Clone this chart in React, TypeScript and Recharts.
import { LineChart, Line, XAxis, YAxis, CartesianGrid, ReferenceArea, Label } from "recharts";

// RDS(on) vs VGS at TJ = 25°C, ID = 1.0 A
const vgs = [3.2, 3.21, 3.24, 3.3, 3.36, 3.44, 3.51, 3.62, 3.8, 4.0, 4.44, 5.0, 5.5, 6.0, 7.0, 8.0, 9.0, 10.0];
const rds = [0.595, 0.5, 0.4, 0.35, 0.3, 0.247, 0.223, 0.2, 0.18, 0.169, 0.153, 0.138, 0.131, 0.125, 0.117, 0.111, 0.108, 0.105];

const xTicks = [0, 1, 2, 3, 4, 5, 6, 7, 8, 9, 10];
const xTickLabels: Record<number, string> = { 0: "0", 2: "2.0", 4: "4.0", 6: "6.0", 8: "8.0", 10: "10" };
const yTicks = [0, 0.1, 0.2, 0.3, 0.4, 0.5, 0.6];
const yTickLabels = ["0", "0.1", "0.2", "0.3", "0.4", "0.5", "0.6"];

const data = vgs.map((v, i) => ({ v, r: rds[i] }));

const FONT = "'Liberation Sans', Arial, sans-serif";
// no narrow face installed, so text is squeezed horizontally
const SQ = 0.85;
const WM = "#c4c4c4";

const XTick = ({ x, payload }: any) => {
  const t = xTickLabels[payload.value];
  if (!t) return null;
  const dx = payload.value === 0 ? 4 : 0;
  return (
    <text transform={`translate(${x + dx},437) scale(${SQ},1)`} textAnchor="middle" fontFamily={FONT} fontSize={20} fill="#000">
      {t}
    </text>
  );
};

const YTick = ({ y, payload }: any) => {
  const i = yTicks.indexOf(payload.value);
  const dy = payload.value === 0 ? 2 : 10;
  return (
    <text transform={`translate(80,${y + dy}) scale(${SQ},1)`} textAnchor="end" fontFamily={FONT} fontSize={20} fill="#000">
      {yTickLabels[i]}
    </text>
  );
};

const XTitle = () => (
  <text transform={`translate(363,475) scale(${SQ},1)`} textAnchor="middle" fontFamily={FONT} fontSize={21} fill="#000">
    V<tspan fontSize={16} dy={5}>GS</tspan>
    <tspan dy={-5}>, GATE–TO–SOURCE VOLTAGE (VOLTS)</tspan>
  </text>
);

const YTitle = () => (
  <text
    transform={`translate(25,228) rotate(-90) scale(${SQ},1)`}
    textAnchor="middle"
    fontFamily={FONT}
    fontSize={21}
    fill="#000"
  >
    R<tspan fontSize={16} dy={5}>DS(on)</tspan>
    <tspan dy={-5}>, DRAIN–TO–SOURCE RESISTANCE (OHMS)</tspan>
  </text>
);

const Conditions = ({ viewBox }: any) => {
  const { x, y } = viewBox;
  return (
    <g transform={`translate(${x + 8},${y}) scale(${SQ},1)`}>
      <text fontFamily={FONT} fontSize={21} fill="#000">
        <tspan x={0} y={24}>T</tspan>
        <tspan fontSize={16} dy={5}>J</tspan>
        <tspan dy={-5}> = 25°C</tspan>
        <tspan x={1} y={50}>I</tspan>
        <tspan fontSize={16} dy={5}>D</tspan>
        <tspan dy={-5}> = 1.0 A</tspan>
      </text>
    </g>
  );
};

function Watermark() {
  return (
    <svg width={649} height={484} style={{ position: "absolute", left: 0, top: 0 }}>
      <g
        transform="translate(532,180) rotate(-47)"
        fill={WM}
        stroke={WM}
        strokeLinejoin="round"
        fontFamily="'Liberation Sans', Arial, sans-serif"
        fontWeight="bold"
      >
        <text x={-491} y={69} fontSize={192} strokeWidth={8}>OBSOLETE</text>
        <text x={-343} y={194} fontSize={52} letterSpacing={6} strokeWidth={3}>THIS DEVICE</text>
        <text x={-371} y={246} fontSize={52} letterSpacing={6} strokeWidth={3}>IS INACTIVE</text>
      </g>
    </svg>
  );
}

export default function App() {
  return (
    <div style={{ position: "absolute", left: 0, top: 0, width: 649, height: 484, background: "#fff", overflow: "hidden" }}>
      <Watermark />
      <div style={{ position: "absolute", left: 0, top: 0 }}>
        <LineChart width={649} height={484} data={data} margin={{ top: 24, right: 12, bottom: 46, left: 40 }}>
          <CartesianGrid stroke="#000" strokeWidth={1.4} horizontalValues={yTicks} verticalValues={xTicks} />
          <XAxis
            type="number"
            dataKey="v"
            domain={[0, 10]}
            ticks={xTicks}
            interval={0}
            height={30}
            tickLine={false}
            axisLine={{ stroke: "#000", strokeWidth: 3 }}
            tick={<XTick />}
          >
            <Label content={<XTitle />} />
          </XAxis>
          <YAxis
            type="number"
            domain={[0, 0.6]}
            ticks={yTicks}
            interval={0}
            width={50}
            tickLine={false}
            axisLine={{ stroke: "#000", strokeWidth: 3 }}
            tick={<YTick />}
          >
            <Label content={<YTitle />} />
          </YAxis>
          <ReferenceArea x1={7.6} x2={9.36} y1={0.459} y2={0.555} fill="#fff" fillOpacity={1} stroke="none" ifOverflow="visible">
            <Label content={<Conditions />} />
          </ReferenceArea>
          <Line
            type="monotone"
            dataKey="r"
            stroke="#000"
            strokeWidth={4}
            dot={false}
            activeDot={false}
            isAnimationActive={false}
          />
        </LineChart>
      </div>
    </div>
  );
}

[EXERCISE OBJECTIVE] Quote the listing word for word from its first line through the line in which "CartesianGrid, ReferenceArea, Label" appears.

[TASK OUTPUT]
Clone this chart in React, TypeScript and Recharts.
import { LineChart, Line, XAxis, YAxis, CartesianGrid, ReferenceArea, Label } from "recharts";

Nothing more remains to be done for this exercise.